Page:Revue des Deux Mondes - 1866 - tome 63.djvu/914

Le texte de cette page a été corrigé et est conforme au fac-similé.

Ici se dessine l’intéressante figure de M. Organ, l’instituteur des prisonniers de Smithfield. Sans mission expresse, n’obéissant qu’à un élan de charité chrétienne, cet homme, doué d’un merveilleux ascendant, s’est constitué l’intermédiaire des convicts libérés sous condition, et des manufacturiers chez lesquels ces malheureux peuvent trouver à gagner honnêtement de quoi vivre.

Pendant de longues années, M. Organ a persévéré dans sa voie difficile. Sa patience a usé les obstacles. Chaque expérience faite lui profitant, il a pu devenir comme le symbole vivant de cette garantie de l’état que réclame l’industriel appelé à recevoir dans ses ateliers un condamné sortant des prisons publiques. C’est à lui que le patron, volontiers soupçonneux, et le libéré, volontiers susceptible, confient par préférence leurs sujets de plainte, leurs griefs mutuels. Il est l’arbitre-né des légers différends qui pourraient survenir entre eux, et son influence sur les convicts qui ont reçu ses leçons a pu aller, jusqu’à leur persuader qu’ils devaient laisser entre les mains de leurs nouveaux patrons, à titre de dépôt et en quelque sorte de cautionnement, une partie de ce pécule si péniblement gagné que la caisse de la prison leur délivre par fractions, à des intervalles calculés sur les besoins probables du prisonnier émancipé.

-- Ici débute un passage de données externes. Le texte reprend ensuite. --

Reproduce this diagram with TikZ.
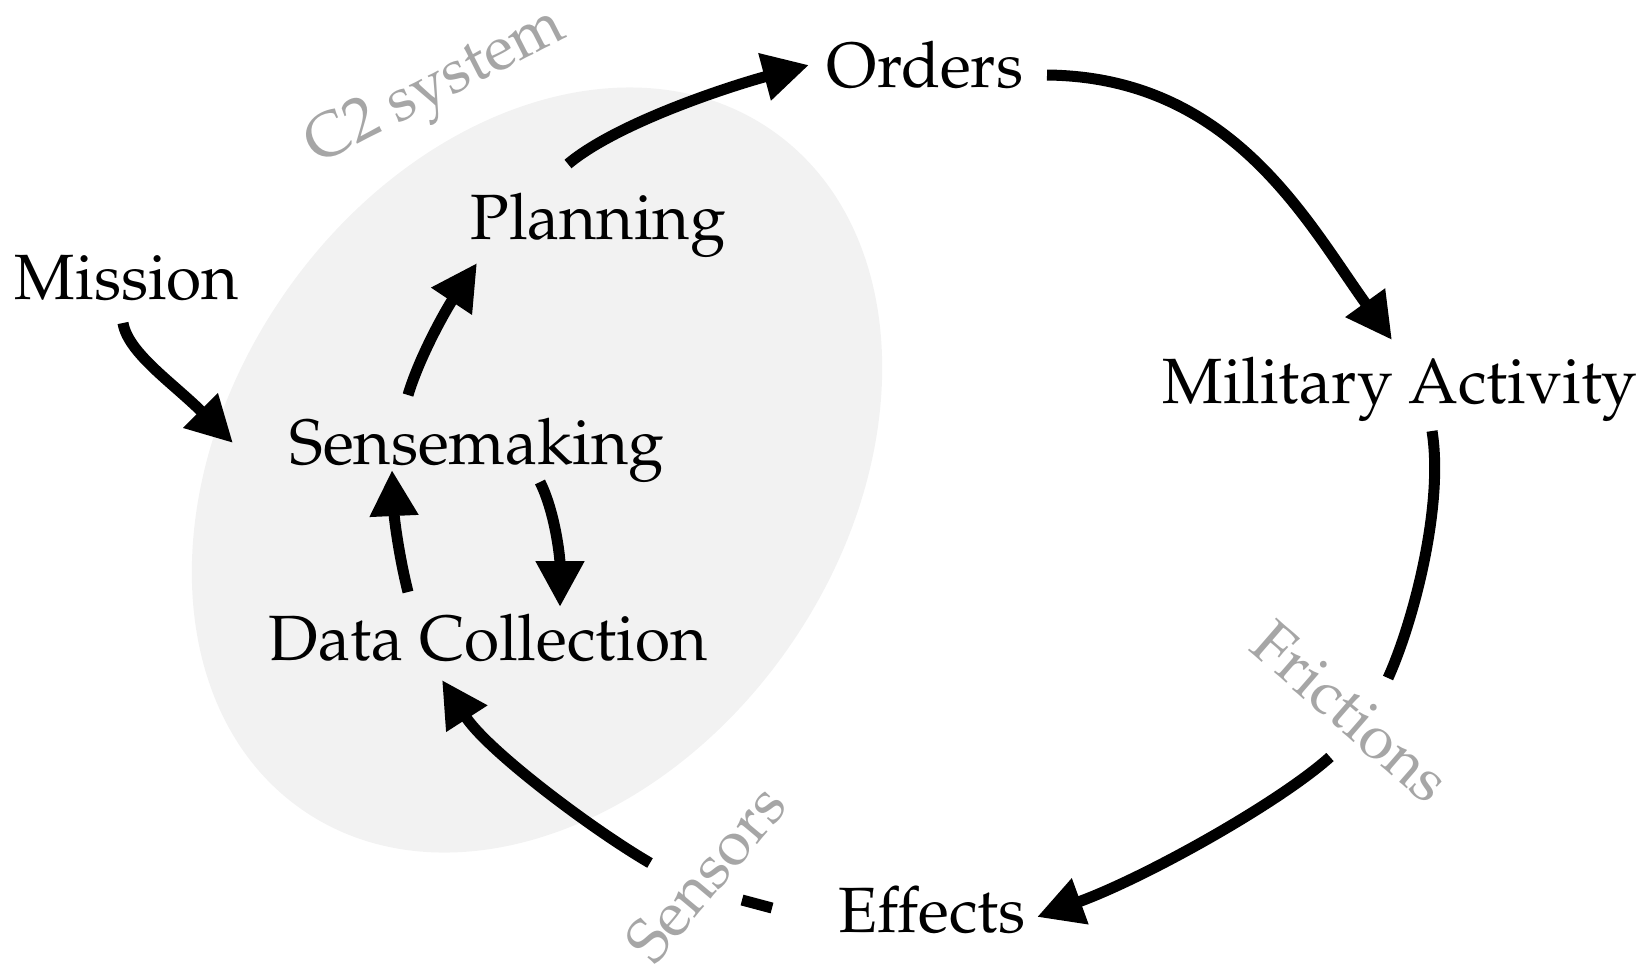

Cette surveillance après libération, ce souci qu’on prend de la destinée des convicts, quand on pourrait se croire affranchi de toute responsabilité à leur égard, compte pour beaucoup dans les avantages du système irlandais sur le système anglais. La statistique jette sur ce point une vive lumière. Malgré la difficulté bien établie, bien avérée, que trouve le juge anglais à reconnaître, dans le prévenu qu’on lui amène, un homme frappé de condamnations antérieures, on constate des récidives très nombreuses[1]. En Irlande, sur près de cinq mille condamnés (4,960) dans la période comprise entre le commencement de 1856 et la fin de 1862, on compte seulement 510 récidivistes et 107 révocations de licence.

Ces récidives, qui vont malgré tout à 10 pour 100, prouvent que l’organisation pénale inaugurée par sir W. Crofton n’a pas encore dit son dernier mot. Il est d’ailleurs certain que les plans les plus ingénieux, conçus d’après les principes les plus sains et appliqués avec tout le zèle, toute l’habileté qu’on peut souhaiter, rencontrent, par exception il est vrai, des natures trop perverties, trop réfractaires aux bonnes influences, pour qu’on les ramène ou les

  1. En 1863, par exemple, les convict-prisons reçoivent un total de 2,848 condamnés mâles. Dans le cours de la même année, 588 condamnations sont prononcées contre des libérés définitifs, 106 contre des libérés à titre provisoire, sans parler de 83 révocations de licences (annulations de tickets of leave), en tout 777 récidives ou menaces de récidive. (Our Convicts, t. I, p. 202.)